- _Exercise aim_: Every line of the material below must be repeated exactly.

- _Stored data_:
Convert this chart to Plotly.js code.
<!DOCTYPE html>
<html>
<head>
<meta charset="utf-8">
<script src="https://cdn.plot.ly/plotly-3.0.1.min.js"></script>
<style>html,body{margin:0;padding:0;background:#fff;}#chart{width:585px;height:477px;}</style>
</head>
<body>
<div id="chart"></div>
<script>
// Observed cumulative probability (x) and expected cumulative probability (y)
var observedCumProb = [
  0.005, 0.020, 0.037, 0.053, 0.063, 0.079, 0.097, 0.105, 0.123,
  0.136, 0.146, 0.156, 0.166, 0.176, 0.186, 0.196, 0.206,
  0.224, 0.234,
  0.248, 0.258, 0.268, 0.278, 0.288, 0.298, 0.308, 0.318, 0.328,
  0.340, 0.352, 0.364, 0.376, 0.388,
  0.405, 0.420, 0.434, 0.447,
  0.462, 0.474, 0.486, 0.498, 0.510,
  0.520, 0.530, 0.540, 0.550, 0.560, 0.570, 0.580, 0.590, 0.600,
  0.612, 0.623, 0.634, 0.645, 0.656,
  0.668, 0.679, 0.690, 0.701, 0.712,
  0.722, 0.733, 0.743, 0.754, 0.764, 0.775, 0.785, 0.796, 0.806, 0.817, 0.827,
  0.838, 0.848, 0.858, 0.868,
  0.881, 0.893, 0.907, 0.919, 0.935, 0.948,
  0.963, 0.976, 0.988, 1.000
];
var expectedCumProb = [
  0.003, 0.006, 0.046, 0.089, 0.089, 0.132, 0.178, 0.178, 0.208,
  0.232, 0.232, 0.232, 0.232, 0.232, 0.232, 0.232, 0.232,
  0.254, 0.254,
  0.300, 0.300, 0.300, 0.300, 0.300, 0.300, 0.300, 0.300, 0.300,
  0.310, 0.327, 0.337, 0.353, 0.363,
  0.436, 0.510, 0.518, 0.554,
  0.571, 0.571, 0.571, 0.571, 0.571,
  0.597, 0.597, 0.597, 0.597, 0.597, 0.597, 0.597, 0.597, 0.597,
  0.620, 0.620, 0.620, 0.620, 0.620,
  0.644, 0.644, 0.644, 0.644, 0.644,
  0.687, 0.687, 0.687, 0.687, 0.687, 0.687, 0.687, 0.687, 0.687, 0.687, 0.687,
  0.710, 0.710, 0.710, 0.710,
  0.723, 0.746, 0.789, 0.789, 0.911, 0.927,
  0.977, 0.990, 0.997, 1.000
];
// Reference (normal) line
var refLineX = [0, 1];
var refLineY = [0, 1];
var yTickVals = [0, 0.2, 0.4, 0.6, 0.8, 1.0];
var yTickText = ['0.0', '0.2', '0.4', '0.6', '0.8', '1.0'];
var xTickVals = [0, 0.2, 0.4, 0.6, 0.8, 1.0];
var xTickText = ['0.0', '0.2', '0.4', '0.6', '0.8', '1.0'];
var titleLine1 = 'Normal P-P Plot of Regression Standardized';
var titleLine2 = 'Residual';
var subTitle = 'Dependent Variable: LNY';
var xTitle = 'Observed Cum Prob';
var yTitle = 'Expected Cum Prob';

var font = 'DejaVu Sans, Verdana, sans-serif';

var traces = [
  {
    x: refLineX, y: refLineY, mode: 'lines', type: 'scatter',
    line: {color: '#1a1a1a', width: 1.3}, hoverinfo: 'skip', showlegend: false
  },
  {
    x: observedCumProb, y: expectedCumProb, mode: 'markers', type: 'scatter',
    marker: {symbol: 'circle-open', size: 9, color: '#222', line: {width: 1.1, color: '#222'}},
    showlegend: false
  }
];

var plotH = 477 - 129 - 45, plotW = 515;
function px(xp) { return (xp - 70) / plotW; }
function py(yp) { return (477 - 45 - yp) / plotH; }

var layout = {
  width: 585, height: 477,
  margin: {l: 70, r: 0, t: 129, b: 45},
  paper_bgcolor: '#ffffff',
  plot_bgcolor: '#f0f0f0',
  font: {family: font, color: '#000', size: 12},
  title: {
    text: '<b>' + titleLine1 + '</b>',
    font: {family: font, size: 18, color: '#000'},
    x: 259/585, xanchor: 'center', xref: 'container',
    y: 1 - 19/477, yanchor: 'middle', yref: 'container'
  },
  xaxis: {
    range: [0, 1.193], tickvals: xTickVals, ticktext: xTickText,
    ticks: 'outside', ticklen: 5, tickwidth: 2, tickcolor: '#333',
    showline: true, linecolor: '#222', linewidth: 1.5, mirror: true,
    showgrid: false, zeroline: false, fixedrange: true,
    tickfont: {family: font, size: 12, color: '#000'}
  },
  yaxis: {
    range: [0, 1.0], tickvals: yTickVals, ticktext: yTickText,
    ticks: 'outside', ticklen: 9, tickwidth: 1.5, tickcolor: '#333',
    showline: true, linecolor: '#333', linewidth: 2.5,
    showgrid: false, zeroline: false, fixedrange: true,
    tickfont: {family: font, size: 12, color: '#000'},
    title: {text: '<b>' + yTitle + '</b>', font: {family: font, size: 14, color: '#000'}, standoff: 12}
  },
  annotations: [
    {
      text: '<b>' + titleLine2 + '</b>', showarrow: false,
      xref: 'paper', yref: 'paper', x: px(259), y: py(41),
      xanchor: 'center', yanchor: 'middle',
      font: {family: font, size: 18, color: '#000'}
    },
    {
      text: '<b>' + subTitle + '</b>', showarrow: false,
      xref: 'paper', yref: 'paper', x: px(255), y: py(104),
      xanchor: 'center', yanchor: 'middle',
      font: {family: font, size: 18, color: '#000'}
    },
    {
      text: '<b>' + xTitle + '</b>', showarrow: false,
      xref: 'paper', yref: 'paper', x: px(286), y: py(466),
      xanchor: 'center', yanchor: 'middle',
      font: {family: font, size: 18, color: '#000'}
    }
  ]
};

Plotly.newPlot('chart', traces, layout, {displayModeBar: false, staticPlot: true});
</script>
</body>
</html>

- _Result of this exercise_:
Convert this chart to Plotly.js code.
<!DOCTYPE html>
<html>
<head>
<meta charset="utf-8">
<script src="https://cdn.plot.ly/plotly-3.0.1.min.js"></script>
<style>html,body{margin:0;padding:0;background:#fff;}#chart{width:585px;height:477px;}</style>
</head>
<body>
<div id="chart"></div>
<script>
// Observed cumulative probability (x) and expected cumulative probability (y)
var observedCumProb = [
  0.005, 0.020, 0.037, 0.053, 0.063, 0.079, 0.097, 0.105, 0.123,
  0.136, 0.146, 0.156, 0.166, 0.176, 0.186, 0.196, 0.206,
  0.224, 0.234,
  0.248, 0.258, 0.268, 0.278, 0.288, 0.298, 0.308, 0.318, 0.328,
  0.340, 0.352, 0.364, 0.376, 0.388,
  0.405, 0.420, 0.434, 0.447,
  0.462, 0.474, 0.486, 0.498, 0.510,
  0.520, 0.530, 0.540, 0.550, 0.560, 0.570, 0.580, 0.590, 0.600,
  0.612, 0.623, 0.634, 0.645, 0.656,
  0.668, 0.679, 0.690, 0.701, 0.712,
  0.722, 0.733, 0.743, 0.754, 0.764, 0.775, 0.785, 0.796, 0.806, 0.817, 0.827,
  0.838, 0.848, 0.858, 0.868,
  0.881, 0.893, 0.907, 0.919, 0.935, 0.948,
  0.963, 0.976, 0.988, 1.000
];
var expectedCumProb = [
  0.003, 0.006, 0.046, 0.089, 0.089, 0.132, 0.178, 0.178, 0.208,
  0.232, 0.232, 0.232, 0.232, 0.232, 0.232, 0.232, 0.232,
  0.254, 0.254,
  0.300, 0.300, 0.300, 0.300, 0.300, 0.300, 0.300, 0.300, 0.300,
  0.310, 0.327, 0.337, 0.353, 0.363,
  0.436, 0.510, 0.518, 0.554,
  0.571, 0.571, 0.571, 0.571, 0.571,
  0.597, 0.597, 0.597, 0.597, 0.597, 0.597, 0.597, 0.597, 0.597,
  0.620, 0.620, 0.620, 0.620, 0.620,
  0.644, 0.644, 0.644, 0.644, 0.644,
  0.687, 0.687, 0.687, 0.687, 0.687, 0.687, 0.687, 0.687, 0.687, 0.687, 0.687,
  0.710, 0.710, 0.710, 0.710,
  0.723, 0.746, 0.789, 0.789, 0.911, 0.927,
  0.977, 0.990, 0.997, 1.000
];
// Reference (normal) line
var refLineX = [0, 1];
var refLineY = [0, 1];
var yTickVals = [0, 0.2, 0.4, 0.6, 0.8, 1.0];
var yTickText = ['0.0', '0.2', '0.4', '0.6', '0.8', '1.0'];
var xTickVals = [0, 0.2, 0.4, 0.6, 0.8, 1.0];
var xTickText = ['0.0', '0.2', '0.4', '0.6', '0.8', '1.0'];
var titleLine1 = 'Normal P-P Plot of Regression Standardized';
var titleLine2 = 'Residual';
var subTitle = 'Dependent Variable: LNY';
var xTitle = 'Observed Cum Prob';
var yTitle = 'Expected Cum Prob';

var font = 'DejaVu Sans, Verdana, sans-serif';

var traces = [
  {
    x: refLineX, y: refLineY, mode: 'lines', type: 'scatter',
    line: {color: '#1a1a1a', width: 1.3}, hoverinfo: 'skip', showlegend: false
  },
  {
    x: observedCumProb, y: expectedCumProb, mode: 'markers', type: 'scatter',
    marker: {symbol: 'circle-open', size: 9, color: '#222', line: {width: 1.1, color: '#222'}},
    showlegend: false
  }
];

var plotH = 477 - 129 - 45, plotW = 515;
function px(xp) { return (xp - 70) / plotW; }
function py(yp) { return (477 - 45 - yp) / plotH; }

var layout = {
  width: 585, height: 477,
  margin: {l: 70, r: 0, t: 129, b: 45},
  paper_bgcolor: '#ffffff',
  plot_bgcolor: '#f0f0f0',
  font: {family: font, color: '#000', size: 12},
  title: {
    text: '<b>' + titleLine1 + '</b>',
    font: {family: font, size: 18, color: '#000'},
    x: 259/585, xanchor: 'center', xref: 'container',
    y: 1 - 19/477, yanchor: 'middle', yref: 'container'
  },
  xaxis: {
    range: [0, 1.193], tickvals: xTickVals, ticktext: xTickText,
    ticks: 'outside', ticklen: 5, tickwidth: 2, tickcolor: '#333',
    showline: true, linecolor: '#222', linewidth: 1.5, mirror: true,
    showgrid: false, zeroline: false, fixedrange: true,
    tickfont: {family: font, size: 12, color: '#000'}
  },
  yaxis: {
    range: [0, 1.0], tickvals: yTickVals, ticktext: yTickText,
    ticks: 'outside', ticklen: 9, tickwidth: 1.5, tickcolor: '#333',
    showline: true, linecolor: '#333', linewidth: 2.5,
    showgrid: false, zeroline: false, fixedrange: true,
    tickfont: {family: font, size: 12, color: '#000'},
    title: {text: '<b>' + yTitle + '</b>', font: {family: font, size: 14, color: '#000'}, standoff: 12}
  },
  annotations: [
    {
      text: '<b>' + titleLine2 + '</b>', showarrow: false,
      xref: 'paper', yref: 'paper', x: px(259), y: py(41),
      xanchor: 'center', yanchor: 'middle',
      font: {family: font, size: 18, color: '#000'}
    },
    {
      text: '<b>' + subTitle + '</b>', showarrow: false,
      xref: 'paper', yref: 'paper', x: px(255), y: py(104),
      xanchor: 'center', yanchor: 'middle',
      font: {family: font, size: 18, color: '#000'}
    },
    {
      text: '<b>' + xTitle + '</b>', showarrow: false,
      xref: 'paper', yref: 'paper', x: px(286), y: py(466),
      xanchor: 'center', yanchor: 'middle',
      font: {family: font, size: 18, color: '#000'}
    }
  ]
};

Plotly.newPlot('chart', traces, layout, {displayModeBar: false, staticPlot: true});
</script>
</body>
</html>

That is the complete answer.